S’assurer de disposer de ressources-clés possédant des expertises issues de plusieurs pôles, des « passeur·sseuse·s », qui faciliteront la communication entre les pôles et la fluidité de la production.

Conseil #3

Intégrer des pédagogues au sein de l’équipe-clé (conseiller·ère·s pédagogiques, chercheur·se·s), afin de valider, non seulement la pertinence de l’expérience pour les jeunes publics visés, mais aussi sa facilité d’appropriation par les personnes enseignants, notamment au regard des niveaux de formation et des réalités de la classe.

Conseil #4

La complexité d’une production numérique jeunesse, en particulier lorsqu’elle implique différents partenaires de création, peut générer des délais de production longs.

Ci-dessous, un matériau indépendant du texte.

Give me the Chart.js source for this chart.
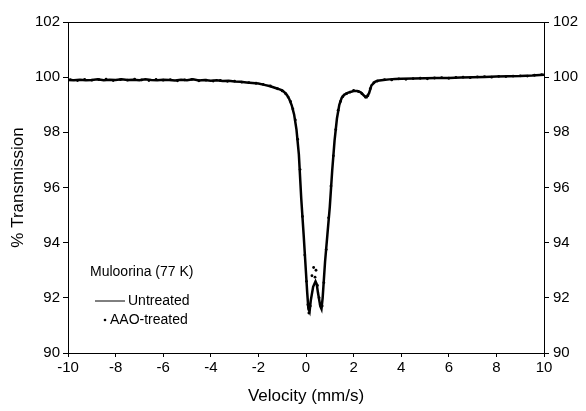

Il est donc prudent d’envisager des échéanciers souples, permettant des allers-retours et rendant plus confortable le processus itératif.

Conseil #5

Il est préférable de travailler avec des auteur·rice·s, illustrateur·rice·s, et musicien·ne·s habitué·e·s à travailler pour des productions numériques, ou intéressé·e·s à l’expérimentation. Le travail créatif de narration et de production visuelle peut être parfois déstabilisant et requérir une ouverture à venir éclater et transformer les méthodes de travail de ces acteurs.